Ad Age: What about on the marketing side?
Ms. Grover: We've tried to stay true to the brand. There are discounting wars and all different things going on out there. But over time that's not what's going to keep a brand -- it won't endure. It's a game, and we feel like if we focus on our innovative food and delivering service to our guests, we expect over time, when this is all over, we're going to end up on top.
Ad Age: You haven't done any discounting? Why?
Ms. Grover: Premium brands don't discount. It doesn't build loyalty; it just denigrates the brand over time. It's a quick fix, and then you have to comp it the next year.
Ad Age: CPK is pretty well-known for its charitable work, especially around store openings. How was that focus established? How did you make it work?
Ms. Grover: From the very beginning, Rick and Larry have had a big focus on giving back to the community [by giving a portion of sales to a local charitable organization], but it takes time to figure out who is the right organization, who isn't, who wants to partner with us, who we want to partner with. I was doing all of it myself initially, but as we opened more restaurants, I'd find someone locally in the community to assist me, and that was helpful because they knew the market and provided great insight.
Ad Age: How does your PR experience with the company inform your role as CMO?
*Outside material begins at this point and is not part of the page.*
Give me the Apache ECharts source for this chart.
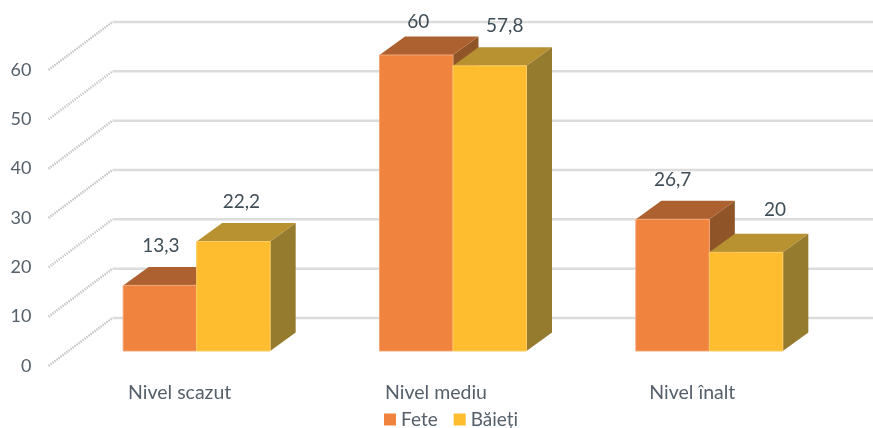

Ms. Grover: We've really tried to leverage PR in every possible area of our business, specifically as we entered into doing some advertising over the year. We tried to create something real that would drive the news. Early on, when we were working with Colby, Effler & Partners, we did our first major outdoor campaign in L.A. The headline was written with an arrow pointing down to businesses below, like to the dentist's office, and said, "They prefer you lay off the garlic-chicken pizza." The Wall Street Journal picked up on it, and it created a life of its own.
Ad Age: How does your long-standing relationship with the founders affect your job?
Ms. Grover: The benefit to the company, to me, and to Rick and Larry is I really understand the brand. I understand what's worked and what hasn't worked, and I have a very good relationship with the two CEOs, who are very active and involved directly in the programs that I am responsible for, so we have the synergy that really gives us an advantage. Their law degrees are very helpful in so many areas -- crisis communications, pulling together a PR plan for new menu launch. Their perspective adds so much value to what I do.
Ad Age: What are your thoughts on the downturn and where we are in it?
Ms. Grover: We just started to lap when things really tanked. It's somewhat of a relief to know, we hope, that the worst is over. Larry and Rick have been phenomenal as product developers. We have a new fall menu coming in two weeks. The food is why people come to us, and we're never going to lose sight of that. We want to make sure we're delivering every step of the way.